I could never well understand that play. The author might with equal reason be believed to have planned it to awaken enthusiasm for the Revolution or sympathy for the deposed and worthless tribe of Romanoffs — I never could tell which. The Czar in the earlier scenes was represented as unattractive, but the last scenes seemed intended to make him a martyr and a figure of cheap pathos, if anybody cares for that. He is a prisoner in his palace; he paces up and down with bent head, and then tries to pass out of a doorway. Two soldiers, with bayonets advanced, halt him. He nods his head and sighs, and then paces around to another door and two other soldiers halt him there. Then he draws apart the window curtains and looks sadly into the street where the people are celebrating the Revolution, and the end of it is a “close up” of him in that position.

One night a young officer, pointed out to me as the son of a noble, shed tears at this rather mawkish scene, but the rest of the people did not cry nor seem to care. It was plain that they were interested, but whatever emotions they felt they successfully concealed.

On another occasion I saw a film of a celebrated American comic hero of the movies whose impossible and galumphing antics have made millions roar in this country, and he did not seem funny to the Russians. They observed him chasing cannon-balls and dancing on his head and did not even smile. This time it was plain they were bored by the show. They talked and moved restlessly about and cracked sunflower seeds, and some went out, a signal proof of disapprobation, for the Russian is thrifty; he will not easily spend money for a show and then leave it.

Yet a few nights later I saw an audience composed of about the same class of people made ecstatic by a vocalist. He sang very effectively some Russian folksongs and the people cheered him with a sincerity of feeling that any performer might be proud to evoke. They were discriminating, also; they knew good singing from a poorer offering; they were not carried away by any bare appeal of the song itself. Being singers themselves they had reason to know the real from the counterfeit. A little later they would hardly give a hand to a performer that they thought fell short of a laudable standard.

It was a very large audience and a program that began at 8:30 P.M. lasted until 1 A.M., which in summer is no unusual time for these entertainments to close. A man made the audience cry with the way he read a simple little poem. I doubt if anybody could make an American audience cry with the same thing. Another man made them laugh with a comic sketch of his own composing. I think this was the most interesting part of the performance. The sketch being new there was an unusual chance to see how the minds of the people worked upon a humorous suggestion and they seemed to work like a steel trap. They seized the idea the instant it left the speaker’s lips.

They laughed at funny lines, wept at a poem about a little girl in the snow, and looked with considerable indifference on film-show antics of a high-priced and favorite entertainer.

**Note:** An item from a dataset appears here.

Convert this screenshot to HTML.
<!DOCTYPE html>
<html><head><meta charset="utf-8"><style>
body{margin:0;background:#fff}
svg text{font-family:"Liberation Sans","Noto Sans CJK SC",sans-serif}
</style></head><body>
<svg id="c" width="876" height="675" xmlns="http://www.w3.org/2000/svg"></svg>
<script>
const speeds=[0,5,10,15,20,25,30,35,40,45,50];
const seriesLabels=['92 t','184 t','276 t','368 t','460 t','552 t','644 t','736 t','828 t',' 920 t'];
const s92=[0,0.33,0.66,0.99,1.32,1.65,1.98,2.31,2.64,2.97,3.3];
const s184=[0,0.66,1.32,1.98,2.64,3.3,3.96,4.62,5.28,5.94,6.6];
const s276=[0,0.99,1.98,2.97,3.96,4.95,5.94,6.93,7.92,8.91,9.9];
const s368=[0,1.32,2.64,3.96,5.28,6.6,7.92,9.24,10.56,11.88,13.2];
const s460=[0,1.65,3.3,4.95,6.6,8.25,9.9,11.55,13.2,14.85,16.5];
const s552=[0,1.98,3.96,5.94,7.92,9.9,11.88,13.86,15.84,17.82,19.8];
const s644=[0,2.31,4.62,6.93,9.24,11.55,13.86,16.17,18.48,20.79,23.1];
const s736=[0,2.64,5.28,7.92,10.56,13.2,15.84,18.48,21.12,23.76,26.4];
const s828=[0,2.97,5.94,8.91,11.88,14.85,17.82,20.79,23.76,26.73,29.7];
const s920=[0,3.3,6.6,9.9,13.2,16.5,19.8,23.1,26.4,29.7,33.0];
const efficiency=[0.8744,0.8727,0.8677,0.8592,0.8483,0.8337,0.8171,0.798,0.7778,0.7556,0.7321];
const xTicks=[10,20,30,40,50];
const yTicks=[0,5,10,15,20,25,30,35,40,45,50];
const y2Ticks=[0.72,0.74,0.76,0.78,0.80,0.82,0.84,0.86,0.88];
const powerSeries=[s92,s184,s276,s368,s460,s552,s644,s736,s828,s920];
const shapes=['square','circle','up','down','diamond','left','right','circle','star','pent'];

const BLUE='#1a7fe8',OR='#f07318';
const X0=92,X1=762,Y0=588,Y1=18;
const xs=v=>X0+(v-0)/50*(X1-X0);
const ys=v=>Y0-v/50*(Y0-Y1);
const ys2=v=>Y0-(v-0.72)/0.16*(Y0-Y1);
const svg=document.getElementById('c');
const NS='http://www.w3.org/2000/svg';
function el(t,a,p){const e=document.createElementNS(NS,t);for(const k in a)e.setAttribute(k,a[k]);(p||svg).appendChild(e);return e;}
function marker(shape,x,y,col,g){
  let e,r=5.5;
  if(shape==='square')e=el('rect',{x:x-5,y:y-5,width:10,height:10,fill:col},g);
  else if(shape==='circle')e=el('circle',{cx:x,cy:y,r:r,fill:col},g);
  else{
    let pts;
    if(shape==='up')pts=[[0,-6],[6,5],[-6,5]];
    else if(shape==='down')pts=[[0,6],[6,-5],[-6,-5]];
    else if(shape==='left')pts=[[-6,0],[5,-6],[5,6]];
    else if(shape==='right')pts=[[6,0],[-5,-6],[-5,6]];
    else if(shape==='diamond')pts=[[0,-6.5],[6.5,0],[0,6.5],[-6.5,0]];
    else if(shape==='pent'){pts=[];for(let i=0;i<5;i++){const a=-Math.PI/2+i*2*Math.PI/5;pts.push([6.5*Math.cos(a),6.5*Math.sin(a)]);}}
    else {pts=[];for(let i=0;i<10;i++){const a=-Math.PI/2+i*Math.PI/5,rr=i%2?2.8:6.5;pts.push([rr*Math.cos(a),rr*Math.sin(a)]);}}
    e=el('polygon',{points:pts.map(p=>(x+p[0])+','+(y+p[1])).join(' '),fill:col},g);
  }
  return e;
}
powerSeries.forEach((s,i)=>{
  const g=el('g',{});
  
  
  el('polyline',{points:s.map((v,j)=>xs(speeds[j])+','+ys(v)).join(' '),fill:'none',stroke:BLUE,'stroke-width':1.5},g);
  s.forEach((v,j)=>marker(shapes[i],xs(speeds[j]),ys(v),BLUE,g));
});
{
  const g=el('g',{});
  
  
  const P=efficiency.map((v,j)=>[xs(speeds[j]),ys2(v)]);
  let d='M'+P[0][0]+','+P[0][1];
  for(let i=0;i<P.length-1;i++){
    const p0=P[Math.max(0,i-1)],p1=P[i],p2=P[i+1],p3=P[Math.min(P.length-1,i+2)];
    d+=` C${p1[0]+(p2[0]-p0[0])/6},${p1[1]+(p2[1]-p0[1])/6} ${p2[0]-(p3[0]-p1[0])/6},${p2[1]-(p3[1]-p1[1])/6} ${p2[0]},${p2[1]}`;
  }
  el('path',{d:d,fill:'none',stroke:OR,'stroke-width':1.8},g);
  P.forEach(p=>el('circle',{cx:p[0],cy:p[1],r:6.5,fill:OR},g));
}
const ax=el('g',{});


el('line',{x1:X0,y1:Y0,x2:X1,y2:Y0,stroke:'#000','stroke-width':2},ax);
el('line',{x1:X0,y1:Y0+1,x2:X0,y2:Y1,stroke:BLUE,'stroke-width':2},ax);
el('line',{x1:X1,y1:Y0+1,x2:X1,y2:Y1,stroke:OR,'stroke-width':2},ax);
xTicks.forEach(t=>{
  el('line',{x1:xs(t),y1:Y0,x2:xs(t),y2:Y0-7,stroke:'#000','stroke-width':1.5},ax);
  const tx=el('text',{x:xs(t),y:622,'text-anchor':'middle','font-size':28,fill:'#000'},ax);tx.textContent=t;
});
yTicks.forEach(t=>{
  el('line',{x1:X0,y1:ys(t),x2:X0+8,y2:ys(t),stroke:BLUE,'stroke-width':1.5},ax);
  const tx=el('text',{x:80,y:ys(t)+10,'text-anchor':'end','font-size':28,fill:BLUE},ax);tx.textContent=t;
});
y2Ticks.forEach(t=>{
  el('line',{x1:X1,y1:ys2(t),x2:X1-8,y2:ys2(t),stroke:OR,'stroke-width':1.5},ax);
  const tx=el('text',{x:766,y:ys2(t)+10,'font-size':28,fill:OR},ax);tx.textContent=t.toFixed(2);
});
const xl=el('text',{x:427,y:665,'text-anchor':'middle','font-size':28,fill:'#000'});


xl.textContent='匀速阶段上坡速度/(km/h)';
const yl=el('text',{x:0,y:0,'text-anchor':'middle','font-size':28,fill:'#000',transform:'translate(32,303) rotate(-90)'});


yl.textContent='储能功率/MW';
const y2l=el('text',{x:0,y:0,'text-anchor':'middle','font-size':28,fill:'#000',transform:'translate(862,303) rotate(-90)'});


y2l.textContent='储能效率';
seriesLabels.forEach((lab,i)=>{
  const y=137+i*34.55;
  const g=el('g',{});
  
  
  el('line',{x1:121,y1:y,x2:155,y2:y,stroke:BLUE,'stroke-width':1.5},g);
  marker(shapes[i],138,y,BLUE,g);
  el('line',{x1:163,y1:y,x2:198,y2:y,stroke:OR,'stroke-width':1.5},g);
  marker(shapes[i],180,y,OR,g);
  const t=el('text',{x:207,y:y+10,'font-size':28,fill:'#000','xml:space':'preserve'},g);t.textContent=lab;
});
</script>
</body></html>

Comments: Charles Edward Russell (1860-1941) was an American journalist and prominent socialist. He was a member of Elihu Root’s American mission to Russia in June 1917, which offered America support to Kerensky’s Provisional Government. Russell was impressed by the influence of film on Russian audiences and pressed for American propagandists to produce films for Russian consumption. The film he describes could one of a number of Russian films at this time which dramatised the falls of the Romanovs, with a particular focus on the antics of Rasputin (e.g. Tsar Nikolai II, 1917). Russell would later appear in the American feature film The Fall of the Romanoffs (USA 1918) as himself, in a scene filmed outside the Duma during his time in Petrograd. I cannot identify the American comedian to whom he refers.